Brave is Disney Pixar Animation Studios’ 13th major animated production, but unlike Finding Nemo, Wall-E or Up, this one will have a much more difficult time in finding and holding its intended audience. In fact, it remains unclear who the prime audience demographic was to be, though the film seems to have been made with younger as opposed to older viewers in mind.
But Brave isn’t the only animated film in recent years to have gone the way of fast and chock-full of disorganized (and needless) content, as opposed to instructional and meaningful with a bend towards fun. This is the type of film that just accepts that modern kids can’t slow down, but have to be visually titillated at every moment by something happening, although there are far worse offenders than this in that regard.
Brave has some of the qualities of a child’s movie and includes what adults would find amusing, but what it offers to each is not substantial enough to make it worthwhile. It takes an awfully long time for the story to move into anything even remotely worth watching, and even then, the plot just isn’t epic enough to stand on level ground with other great works we’ve come to know.
From what? Well, from the tale of a selfish girl who wants something more out of life, but comes to realize the best things are at home and are called family. Way to go for containing something that ties into family values in some way. But this largely uninspired work borrows a tad from Beauty and the Beast and ever more loosely from every single movie with a witch in it for the last sixty years, but without giving us the slightest hint of a budding “tall, dark, and handsome” romance.
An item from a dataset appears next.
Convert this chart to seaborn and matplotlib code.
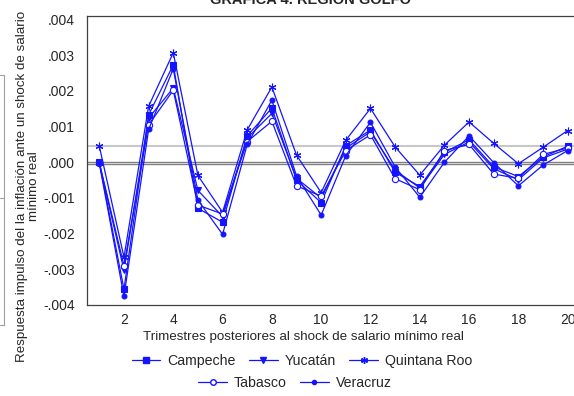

When it is not being outright crude in trying to be funny, it ignores its own symbolism and fails to follow up on the devices and subtle plot-points that could have made it into something better. For example, there is a scene in which an angry Elinor throws Merida’s bow into the fire, causing the wayward princess to run off in a tantrum. How nice it would have been to have mom at some point surprise her with it at a later time, but instead, the movie just forgets about it and runs along in its own tantrum with Merida having her bow at various times when she needs it later on.
The story suffers in more than a few ways – always from its own shortcomings in the scope of the writing – leaving us with a movie that isn’t a total failure (and is even emotionally touching at just a few places), but one that misses the super-high bar set in years past for truly great animated entertainment. This will not be joining the greats, which is a shame, since Merida has the making of one of the most outstanding animated characters with the charm to win a whole new generation.